State workers' pay arbitrarily cut, judge rules

Justin A. Hinkley
Lansing State Journal

LANSING – Thousands of specialized Michigan Department of Corrections employees saw their pay cut while their responsibilities stayed the same because of an apparently pointless reclassification of their positions, an Ingham County judge has ruled.

Judge William Collette is seen in Ingham County Circuit Court in this 2015 file photo.

Ruling in favor of the employees this month in a nearly four-year-old dispute, Ingham County Circuit Judge William Collette said the department “fails to point to any evidence that the operations of the MDOC were in any way changed … except that the job titles and compensation rates of these positions were changed.”

In his March 14 decision, Collette overturned earlier decisions by the Michigan Civil Service Commission, which regulates state employees, to restore nearly 2,500 positions to previous, higher-paying classifications.

Spokesmen for the department and the commission said officials still were reviewing Collette’s decision and hadn’t yet decided whether they would appeal. They declined to comment as the legal review continued.
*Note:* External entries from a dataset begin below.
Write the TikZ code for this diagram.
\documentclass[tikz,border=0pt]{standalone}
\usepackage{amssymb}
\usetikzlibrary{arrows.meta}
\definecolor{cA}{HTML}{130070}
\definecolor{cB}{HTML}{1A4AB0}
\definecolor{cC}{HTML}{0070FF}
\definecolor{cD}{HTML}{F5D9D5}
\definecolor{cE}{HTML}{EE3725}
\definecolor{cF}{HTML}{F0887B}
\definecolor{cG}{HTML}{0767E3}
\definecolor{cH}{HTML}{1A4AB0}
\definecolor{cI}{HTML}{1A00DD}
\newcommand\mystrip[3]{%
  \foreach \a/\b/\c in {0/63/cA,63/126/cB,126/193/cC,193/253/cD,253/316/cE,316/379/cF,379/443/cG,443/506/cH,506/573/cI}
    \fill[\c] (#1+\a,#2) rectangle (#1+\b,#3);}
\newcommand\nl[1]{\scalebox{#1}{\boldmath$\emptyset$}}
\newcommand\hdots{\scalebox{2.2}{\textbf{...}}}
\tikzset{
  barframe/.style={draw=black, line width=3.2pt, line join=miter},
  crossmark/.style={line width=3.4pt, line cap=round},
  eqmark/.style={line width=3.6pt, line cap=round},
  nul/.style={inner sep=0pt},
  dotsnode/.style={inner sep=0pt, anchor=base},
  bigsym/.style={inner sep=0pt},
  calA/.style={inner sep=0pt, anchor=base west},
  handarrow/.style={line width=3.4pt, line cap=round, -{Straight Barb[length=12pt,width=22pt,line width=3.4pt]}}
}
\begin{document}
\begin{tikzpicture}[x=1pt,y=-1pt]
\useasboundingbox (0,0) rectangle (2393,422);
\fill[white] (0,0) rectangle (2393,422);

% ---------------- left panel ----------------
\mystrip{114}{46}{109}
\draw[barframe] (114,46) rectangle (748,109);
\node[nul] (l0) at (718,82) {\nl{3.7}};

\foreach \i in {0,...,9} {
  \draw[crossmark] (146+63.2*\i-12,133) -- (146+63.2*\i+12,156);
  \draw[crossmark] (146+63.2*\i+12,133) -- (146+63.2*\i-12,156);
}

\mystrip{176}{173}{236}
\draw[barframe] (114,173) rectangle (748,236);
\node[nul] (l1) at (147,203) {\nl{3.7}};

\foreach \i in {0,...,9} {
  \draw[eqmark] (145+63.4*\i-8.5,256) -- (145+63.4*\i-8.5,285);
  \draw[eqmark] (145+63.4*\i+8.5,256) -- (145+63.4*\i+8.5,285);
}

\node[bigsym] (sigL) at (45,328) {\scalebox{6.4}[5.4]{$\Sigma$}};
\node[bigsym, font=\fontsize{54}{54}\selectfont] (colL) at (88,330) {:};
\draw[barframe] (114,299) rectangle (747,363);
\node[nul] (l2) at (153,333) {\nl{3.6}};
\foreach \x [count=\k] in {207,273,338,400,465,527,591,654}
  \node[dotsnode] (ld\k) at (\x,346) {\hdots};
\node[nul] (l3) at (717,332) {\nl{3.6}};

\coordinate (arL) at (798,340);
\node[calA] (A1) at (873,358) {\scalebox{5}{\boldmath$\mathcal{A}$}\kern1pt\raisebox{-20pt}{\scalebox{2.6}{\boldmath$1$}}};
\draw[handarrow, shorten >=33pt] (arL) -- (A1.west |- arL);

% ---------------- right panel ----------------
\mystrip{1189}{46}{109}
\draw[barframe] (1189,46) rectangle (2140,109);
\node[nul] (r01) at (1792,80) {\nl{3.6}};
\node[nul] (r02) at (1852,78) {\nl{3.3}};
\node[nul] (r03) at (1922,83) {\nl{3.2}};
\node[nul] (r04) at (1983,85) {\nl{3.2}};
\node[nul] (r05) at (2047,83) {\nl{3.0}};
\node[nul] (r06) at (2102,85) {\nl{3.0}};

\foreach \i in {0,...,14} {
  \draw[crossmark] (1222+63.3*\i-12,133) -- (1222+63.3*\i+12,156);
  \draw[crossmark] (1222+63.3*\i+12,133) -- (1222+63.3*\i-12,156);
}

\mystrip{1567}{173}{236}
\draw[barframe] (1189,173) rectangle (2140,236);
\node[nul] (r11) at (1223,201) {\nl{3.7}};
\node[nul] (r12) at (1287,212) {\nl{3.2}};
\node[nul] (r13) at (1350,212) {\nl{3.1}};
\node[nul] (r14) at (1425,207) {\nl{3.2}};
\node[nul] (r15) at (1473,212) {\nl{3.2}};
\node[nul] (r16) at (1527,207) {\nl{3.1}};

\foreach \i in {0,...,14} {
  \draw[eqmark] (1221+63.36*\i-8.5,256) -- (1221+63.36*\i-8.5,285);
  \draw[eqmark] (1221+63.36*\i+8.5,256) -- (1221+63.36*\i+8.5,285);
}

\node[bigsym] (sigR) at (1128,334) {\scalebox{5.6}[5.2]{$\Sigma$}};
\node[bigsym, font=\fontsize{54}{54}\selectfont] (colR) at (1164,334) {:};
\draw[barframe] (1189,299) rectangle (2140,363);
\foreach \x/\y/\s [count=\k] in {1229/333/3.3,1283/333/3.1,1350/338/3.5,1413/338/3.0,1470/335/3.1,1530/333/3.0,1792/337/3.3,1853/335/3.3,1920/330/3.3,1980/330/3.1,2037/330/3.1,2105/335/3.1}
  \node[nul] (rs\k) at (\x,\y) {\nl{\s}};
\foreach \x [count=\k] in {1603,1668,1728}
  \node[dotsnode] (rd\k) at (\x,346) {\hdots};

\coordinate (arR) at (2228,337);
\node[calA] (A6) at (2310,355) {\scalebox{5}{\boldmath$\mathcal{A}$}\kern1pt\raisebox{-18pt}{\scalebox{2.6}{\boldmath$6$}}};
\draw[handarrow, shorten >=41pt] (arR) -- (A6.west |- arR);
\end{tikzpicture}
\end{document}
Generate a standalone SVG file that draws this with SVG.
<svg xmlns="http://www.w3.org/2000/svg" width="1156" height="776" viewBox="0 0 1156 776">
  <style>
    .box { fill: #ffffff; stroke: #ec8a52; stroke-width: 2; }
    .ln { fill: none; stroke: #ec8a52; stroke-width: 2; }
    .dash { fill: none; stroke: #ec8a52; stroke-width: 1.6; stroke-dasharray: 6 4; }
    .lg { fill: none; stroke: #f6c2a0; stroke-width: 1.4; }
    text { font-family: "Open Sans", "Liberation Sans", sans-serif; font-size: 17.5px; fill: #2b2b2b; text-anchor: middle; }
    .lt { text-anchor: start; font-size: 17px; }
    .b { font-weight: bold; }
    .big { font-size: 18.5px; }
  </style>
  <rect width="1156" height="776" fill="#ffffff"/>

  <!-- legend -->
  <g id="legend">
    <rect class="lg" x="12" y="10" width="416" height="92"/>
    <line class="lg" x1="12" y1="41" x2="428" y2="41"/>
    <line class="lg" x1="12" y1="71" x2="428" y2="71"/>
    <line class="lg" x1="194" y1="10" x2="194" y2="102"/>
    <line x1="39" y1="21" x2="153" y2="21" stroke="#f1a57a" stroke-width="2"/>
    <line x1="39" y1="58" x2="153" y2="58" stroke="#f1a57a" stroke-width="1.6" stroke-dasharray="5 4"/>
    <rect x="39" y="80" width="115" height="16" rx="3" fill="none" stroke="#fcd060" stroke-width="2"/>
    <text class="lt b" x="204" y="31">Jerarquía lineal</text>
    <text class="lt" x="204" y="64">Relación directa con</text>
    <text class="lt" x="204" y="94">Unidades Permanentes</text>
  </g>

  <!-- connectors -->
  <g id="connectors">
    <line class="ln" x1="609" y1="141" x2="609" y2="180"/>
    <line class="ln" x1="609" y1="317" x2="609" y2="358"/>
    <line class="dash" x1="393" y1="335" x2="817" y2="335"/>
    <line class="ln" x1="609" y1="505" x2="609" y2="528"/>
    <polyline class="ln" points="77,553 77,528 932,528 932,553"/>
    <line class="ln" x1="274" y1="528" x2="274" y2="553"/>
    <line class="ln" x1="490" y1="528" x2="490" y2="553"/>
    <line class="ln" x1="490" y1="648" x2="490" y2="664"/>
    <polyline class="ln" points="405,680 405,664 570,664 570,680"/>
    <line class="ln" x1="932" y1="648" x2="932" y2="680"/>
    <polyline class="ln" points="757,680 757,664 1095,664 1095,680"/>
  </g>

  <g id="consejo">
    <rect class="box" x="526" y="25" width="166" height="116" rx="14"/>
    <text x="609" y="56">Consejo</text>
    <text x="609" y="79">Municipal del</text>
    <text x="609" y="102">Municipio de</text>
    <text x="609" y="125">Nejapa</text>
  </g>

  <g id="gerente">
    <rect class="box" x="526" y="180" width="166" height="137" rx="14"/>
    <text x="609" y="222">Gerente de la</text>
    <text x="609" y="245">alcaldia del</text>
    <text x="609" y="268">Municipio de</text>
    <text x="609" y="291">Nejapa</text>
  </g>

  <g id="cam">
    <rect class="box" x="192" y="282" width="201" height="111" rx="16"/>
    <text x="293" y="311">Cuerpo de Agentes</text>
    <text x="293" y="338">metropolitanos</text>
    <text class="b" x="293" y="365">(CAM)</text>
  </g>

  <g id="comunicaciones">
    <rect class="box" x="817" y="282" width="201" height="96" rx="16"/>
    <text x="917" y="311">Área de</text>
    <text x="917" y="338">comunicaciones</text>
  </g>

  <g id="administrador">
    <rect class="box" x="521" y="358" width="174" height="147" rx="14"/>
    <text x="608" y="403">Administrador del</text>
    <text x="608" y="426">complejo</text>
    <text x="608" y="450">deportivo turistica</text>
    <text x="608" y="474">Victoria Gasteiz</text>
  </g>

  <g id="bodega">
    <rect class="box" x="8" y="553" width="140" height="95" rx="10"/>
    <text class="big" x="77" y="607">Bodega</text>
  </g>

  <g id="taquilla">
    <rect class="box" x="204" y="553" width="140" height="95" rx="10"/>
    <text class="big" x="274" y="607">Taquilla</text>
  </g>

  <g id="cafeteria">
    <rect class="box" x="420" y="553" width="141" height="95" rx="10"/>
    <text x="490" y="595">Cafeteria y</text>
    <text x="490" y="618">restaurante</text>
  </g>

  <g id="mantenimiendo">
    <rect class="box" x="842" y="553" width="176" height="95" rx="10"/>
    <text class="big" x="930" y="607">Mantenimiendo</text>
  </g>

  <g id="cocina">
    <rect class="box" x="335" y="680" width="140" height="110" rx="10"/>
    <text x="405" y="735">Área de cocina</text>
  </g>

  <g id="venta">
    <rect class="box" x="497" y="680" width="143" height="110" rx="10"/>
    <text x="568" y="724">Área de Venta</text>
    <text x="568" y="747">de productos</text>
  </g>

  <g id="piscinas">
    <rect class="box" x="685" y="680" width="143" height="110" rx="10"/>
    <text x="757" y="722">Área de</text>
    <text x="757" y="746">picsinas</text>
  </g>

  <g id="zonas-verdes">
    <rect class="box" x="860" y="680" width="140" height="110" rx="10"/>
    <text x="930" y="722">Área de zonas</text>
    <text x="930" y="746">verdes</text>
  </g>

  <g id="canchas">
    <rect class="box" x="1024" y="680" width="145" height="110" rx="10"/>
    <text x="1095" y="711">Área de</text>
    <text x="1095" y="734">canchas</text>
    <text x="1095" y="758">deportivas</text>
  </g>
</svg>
“We’re hoping that the director (of Corrections) does right by our members and allows them this victory and allows the ruling to stand so that they get what they’ve worked for and have continued to work for,” said Andy Potter, chief of staff for the Michigan Corrections Organization, the union that filed the lawsuit. “Nothing has changed for these officers. They still do the extra amount of work … For them, this was just a smash and grab.”

In April 2012, the Corrections Department downgraded about 2,400 resident unit officers to normal corrections officers and nearly 60 corrections medical unit officers to corrections medical officers, a reclassification that came with a pay cut of between 59 cents and $1.48 an hour.

The department and commission argued that the positions had always been wrongly classified, but Collette noted in his written opinion that the commission had certified the classifications in routine reviews in 1983, 1996 and 2006 and that the department’s own supervisors supported the higher pay for those employees because they do additional work that is “generally more stressful and dangerous than other positions in the prisons.”

The resident unit officers, for example, do not work in prison yards or gyms as other corrections officers do. They work on rehabilitation treatment teams and prepare parole eligibility and other reports that other officers do not do. The employees continued doing the specialized work even after the reclassification and pay cut.

Collette called the department’s decision “arbitrary and capricious.”

If Collette’s ruling stands, Potter said the union would push for the employees’ pay to be restored to the higher levels.

If that were to happen, Corrections spokesman Chris Gautz said a complicated formula taking seniority and other factors into account would be used to determine the final pay of those employees.